Page 1 of 1

How to convert html from emails into text?

Posted: Fri Dec 22, 2023 9:30 pm
by HGAutomator
Hi,

I'm converting a whole bunch of Thunderbird emails into eml files, then into .csv, then into Excel, the into DBf format.

I've done all this so far, but of course the body of the email is littered with html codes.

How can I strip all the html out, and leave only text? I can probably replace <br> with character returns and line feeds, but I'd like to strip out all of the html in each body memo field into text.
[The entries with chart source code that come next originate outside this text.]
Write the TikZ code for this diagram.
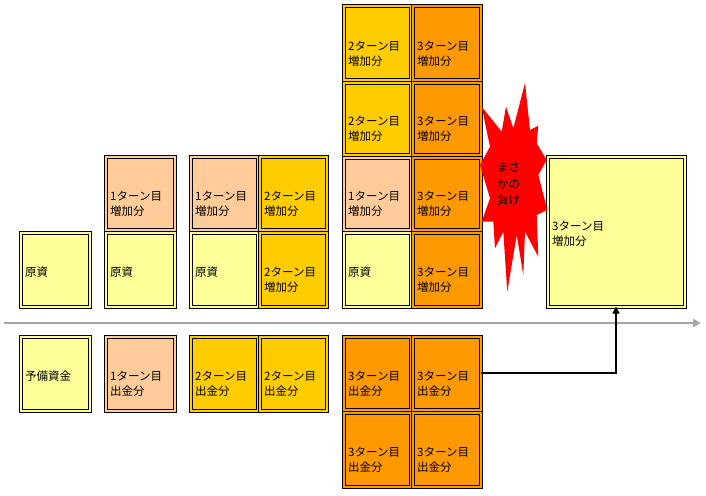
\documentclass[tikz,border=0pt]{standalone}
\usepackage{fontspec}
\newfontfamily\jp{Noto Sans CJK JP}
\usetikzlibrary{calc,arrows.meta}
\definecolor{cyel}{HTML}{FFFF99}
\definecolor{cpea}{HTML}{FFCC99}
\definecolor{cgol}{HTML}{FFCC00}
\definecolor{cora}{HTML}{FF9900}
\definecolor{axgray}{HTML}{A6A6A6}
\tikzset{
  cellbox/.style={draw=black, line width=1pt, double distance=2pt, inner sep=0pt, outer sep=0pt},
  lbl/.style={font=\jp\fontsize{11.5}{15}\selectfont, align=left, inner sep=0pt, anchor=west},
  boom/.style={fill=red, draw=none},
  axis/.style={draw=axgray, line width=2pt, -{Triangle[length=8pt,width=8pt]}},
  conn/.style={draw=black, line width=1.5pt, -{Triangle[length=7pt,width=7pt]}},
}
% name, cx, cy, w, h, colour, text, text y-offset
\newcommand\mkcell[8]{%
  \node[cellbox, fill=#6, double=#6, minimum width=#4-3, minimum height=#5-3] (#1) at (#2,#3) {};
  \node[lbl] (#1t) at ($(#1.west)+(4.5,#8)$) {#7};
}
\begin{document}
\begin{tikzpicture}[x=1pt,y=-1pt]
\useasboundingbox (0,0) rectangle (706,495);
% axis
\coordinate (axL) at (4,323);
\coordinate (axR) at (701,323);
\draw[axis] (axL) -- (axR);
% upper column 1
\mkcell{ua1}{55}{269.5}{72}{77}{cyel}{原資}{3}
% column 2
\mkcell{ub1}{140}{269.5}{72}{77}{cyel}{原資}{3}
\mkcell{ub2}{140}{193}{72}{76}{cpea}{1ターン目\\増加分}{10.5}
% column 3
\mkcell{uc1}{224}{269.5}{70}{77}{cyel}{原資}{3}
\mkcell{uc2}{224}{193}{70}{76}{cpea}{1ターン目\\増加分}{10.5}
% column 4
\mkcell{ud1}{293}{269.5}{70}{77}{cgol}{2ターン目\\増加分}{10.5}
\mkcell{ud2}{293}{193}{70}{76}{cgol}{2ターン目\\増加分}{10.5}
% column 5
\mkcell{ue1}{377}{269.5}{70}{77}{cyel}{原資}{3}
\mkcell{ue2}{377}{193.5}{70}{75}{cpea}{1ターン目\\増加分}{10.5}
\mkcell{ue3}{377}{118.5}{70}{75}{cgol}{2ターン目\\増加分}{10.5}
\mkcell{ue4}{377}{43}{70}{76}{cgol}{2ターン目\\増加分}{10.5}
% column 6
\mkcell{uf1}{446.5}{269.5}{71}{77}{cora}{3ターン目\\増加分}{10.5}
\mkcell{uf2}{446.5}{193.5}{71}{75}{cora}{3ターン目\\増加分}{10.5}
\mkcell{uf3}{446.5}{118.5}{71}{75}{cora}{3ターン目\\増加分}{10.5}
\mkcell{uf4}{446.5}{43}{71}{76}{cora}{3ターン目\\増加分}{10.5}
% lower row
\mkcell{la1}{55}{373.5}{72}{77}{cyel}{予備資金}{3}
\mkcell{lb1}{140}{373.5}{72}{77}{cpea}{1ターン目\\出金分}{10.5}
\mkcell{lc1}{224}{373.5}{70}{77}{cgol}{2ターン目\\出金分}{10.5}
\mkcell{ld1}{293}{373.5}{70}{77}{cgol}{2ターン目\\出金分}{10.5}
\mkcell{le1}{377}{373}{70}{76}{cora}{3ターン目\\出金分}{10.5}
\mkcell{lf1}{446.5}{373}{71}{76}{cora}{3ターン目\\出金分}{10.5}
\mkcell{le2}{377}{449.5}{70}{77}{cora}{3ターン目\\出金分}{10.5}
\mkcell{lf2}{446.5}{449.5}{71}{77}{cora}{3ターン目\\出金分}{10.5}
% big result box
\mkcell{big}{616}{231.5}{140}{153}{cyel}{3ターン目\\増加分}{2.7}
% explosion
\path[boom] (525,83) -- (530,130) -- (538.3,125.7) -- (536.7,143.3) -- (546.7,160)
  -- (538.3,175) -- (547.3,210) -- (536.7,215) -- (538.3,256.7) -- (525,231.7)
  -- (523.3,275) -- (516.7,235) -- (507.3,291.7) -- (503.3,231.7) -- (495,248.3)
  -- (493.3,221.7) -- (481.7,221.7) -- (490,198.3) -- (480,165) -- (490,146.7)
  -- (481.7,106.7) -- (501.7,131.7) -- (506,106.7) -- (513.3,128.3) -- cycle;
\node[font=\jp\fontsize{11.5}{16.5}\selectfont, align=center, inner sep=0pt] (boomt) at (508.5,184) {まさ\\かの\\負け};
% connector
\draw[conn] (lf1.east) -| (big.south);
\end{tikzpicture}
\end{document}
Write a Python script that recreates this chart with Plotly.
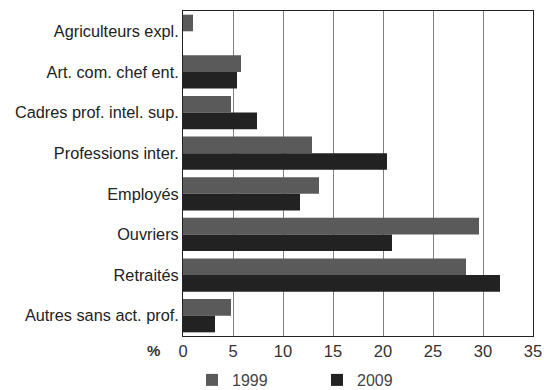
import plotly.graph_objects as go

categories = ["Agriculteurs expl.", "Art. com. chef ent.", "Cadres prof. intel. sup.",
              "Professions inter.", "Employés", "Ouvriers", "Retraités",
              "Autres sans act. prof."]
values_1999 = [1.0, 5.8, 4.8, 12.9, 13.6, 29.6, 28.3, 4.8]
values_2009 = [0.0, 5.4, 7.4, 20.4, 11.7, 20.9, 31.7, 3.2]
x_ticks = [0, 5, 10, 15, 20, 25, 30, 35]

fig = go.Figure()
fig.add_trace(go.Bar(y=categories, x=values_1999, orientation="h", name="1999",
                     marker=dict(color="#5a5a5a", line=dict(width=0))))
fig.add_trace(go.Bar(y=categories, x=values_2009, orientation="h", name="2009",
                     marker=dict(color="#222222", line=dict(width=0))))

font = "Liberation Sans, Arial, sans-serif"
L, T, W, H = 183, 11, 350, 325
fig.update_layout(
    width=544, height=390,
    margin=dict(l=L, r=544 - L - W, t=T, b=390 - T - H, autoexpand=False),
    paper_bgcolor="white", plot_bgcolor="white",
    barmode="group", bargap=0.18, bargroupgap=0,
    font=dict(family=font, size=16, color="#222"),
    showlegend=True,
    legend=dict(orientation="h", x=(192 - L) / W, xanchor="left",
                y=-(380 - (T + H)) / H, yanchor="middle",
                font=dict(size=16, color="#444"), entrywidth=80,
                entrywidthmode="pixels", traceorder="normal"),
    xaxis=dict(range=[0, 35], tickvals=x_ticks, showgrid=True, gridcolor="#808080",
               gridwidth=1, showline=True, linecolor="#222", linewidth=1, mirror=True,
               zeroline=False, ticks="", tickfont=dict(size=16.5, color="#333")),
    yaxis=dict(autorange="reversed", showline=True, linecolor="#222", linewidth=1,
               mirror=True, ticks="", showgrid=False,
               tickfont=dict(size=16.3, color="#222")),
    annotations=[dict(text="<b>%</b>", x=(153 - L) / W, y=-(350 - (T + H)) / H,
                      xref="paper", yref="paper", xanchor="center", yanchor="middle",
                      showarrow=False, font=dict(size=15, color="#333"))],
)

fig.write_html("out.html", config={"displayModeBar": False},
               post_script="document.body.style.margin='0';")
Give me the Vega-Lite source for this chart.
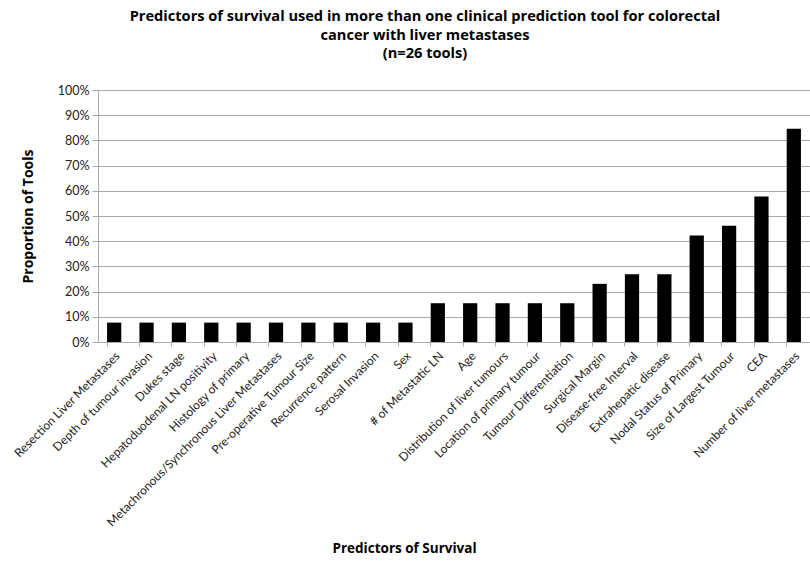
{
  "$schema": "https://vega.github.io/schema/vega-lite/v6.json",
  "width": 712,
  "height": 252,
  "autosize": "none",
  "padding": {"left": 98, "top": 90, "right": 0, "bottom": 220},
  "background": "white",
  "title": {
    "text": ["Predictors of survival used in more than one clinical prediction tool for colorectal", "cancer with liver metastases", "(n=26 tools)"],
    "font": "Open Sans",
    "fontSize": 14.6,
    "fontWeight": "bold",
    "lineHeight": 18.5,
    "anchor": "middle",
    "frame": "group",
    "dx": -29,
    "offset": 23,
    "color": "black"
  },
  "data": {
    "values": [
      {"predictor": "Resection Liver Metastases", "count": 2},
      {"predictor": "Depth of tumour invasion", "count": 2},
      {"predictor": "Dukes stage", "count": 2},
      {"predictor": "Hepatoduodenal LN positivity", "count": 2},
      {"predictor": "Histology of primary", "count": 2},
      {"predictor": "Metachronous/Synchronous Liver Metastases", "count": 2},
      {"predictor": "Pre-operative Tumour Size", "count": 2},
      {"predictor": "Recurrence pattern", "count": 2},
      {"predictor": "Serosal Invasion", "count": 2},
      {"predictor": "Sex", "count": 2},
      {"predictor": "# of Metastatic LN", "count": 4},
      {"predictor": "Age", "count": 4},
      {"predictor": "Distribution of liver tumours", "count": 4},
      {"predictor": "Location of primary tumour", "count": 4},
      {"predictor": "Tumour Differentiation", "count": 4},
      {"predictor": "Surgical Margin", "count": 6},
      {"predictor": "Disease-free Interval", "count": 7},
      {"predictor": "Extrahepatic disease", "count": 7},
      {"predictor": "Nodal Status of Primary", "count": 11},
      {"predictor": "Size of Largest Tumour", "count": 12},
      {"predictor": "CEA", "count": 15},
      {"predictor": "Number of liver metastases", "count": 22}
    ]
  },
  "transform": [{"calculate": "datum.count / 26", "as": "proportion"}],
  "mark": {"type": "bar", "color": "black"},
  "encoding": {
    "x": {
      "field": "predictor",
      "type": "nominal",
      "sort": null,
      "scale": {"paddingInner": 0.56, "paddingOuter": 0.28},
      "axis": {
        "title": "Predictors of Survival",
        "titleFont": "Open Sans",
        "titleFontSize": 13.5,
        "titleFontWeight": "bold",
        "titleColor": "black",
        "titleBaseline": "middle",
        "titleY": 206,
        "titleX": 306,
        "labelAngle": -45,
        "labelAlign": "right",
        "labelBaseline": "top",
        "labelFont": "Lato",
        "labelFontSize": 12,
        "labelColor": "#222",
        "labelLimit": 400,
        "labelPadding": 4,
        "bandPosition": 0,
        "tickColor": "#aaa",
        "tickSize": 4,
        "domainColor": "#aaa",
        "grid": false
      }
    },
    "y": {
      "field": "proportion",
      "type": "quantitative",
      "scale": {"domain": [0, 1]},
      "axis": {
        "title": "Proportion of Tools",
        "titleFont": "Open Sans",
        "titleFontSize": 14,
        "titleFontWeight": "bold",
        "titleColor": "black",
        "titlePadding": 22,
        "format": ".0%",
        "values": [0, 0.1, 0.2, 0.3, 0.4, 0.5, 0.6, 0.7, 0.8, 0.9, 1],
        "labelFont": "Lato",
        "labelFontSize": 12.5,
        "labelColor": "#222",
        "labelPadding": 3,
        "tickColor": "#aaa",
        "tickSize": 6,
        "domainColor": "#aaa",
        "gridColor": "#a8a8a8",
        "grid": true
      }
    }
  },
  "config": {"view": {"stroke": null}}
}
Re: How to convert html from emails into text?

Posted: Fri Dec 22, 2023 10:46 pm
by edk
It is quite simple:

Code: Select all

Function HTMLToPlainText ( cHTML )
   Local oHTMLDoc := CreateObject( "HTMLFile" )
   Local cPlainText
   
   oHTMLDoc:Write ( cHTML ) 
   cPlainText := oHTMLDoc:body:innerText
   oHTMLDoc := Nil
RETURN cPlainText

Re: How to convert html from emails into text?

Posted: Fri Dec 22, 2023 11:16 pm
by HGAutomator
I'll give it a try, thanks edk.

Re: How to convert html from emails into text?

Posted: Sat Dec 23, 2023 8:20 am
by serge_girard
Thanks Edward, this is what I also needed !

Serge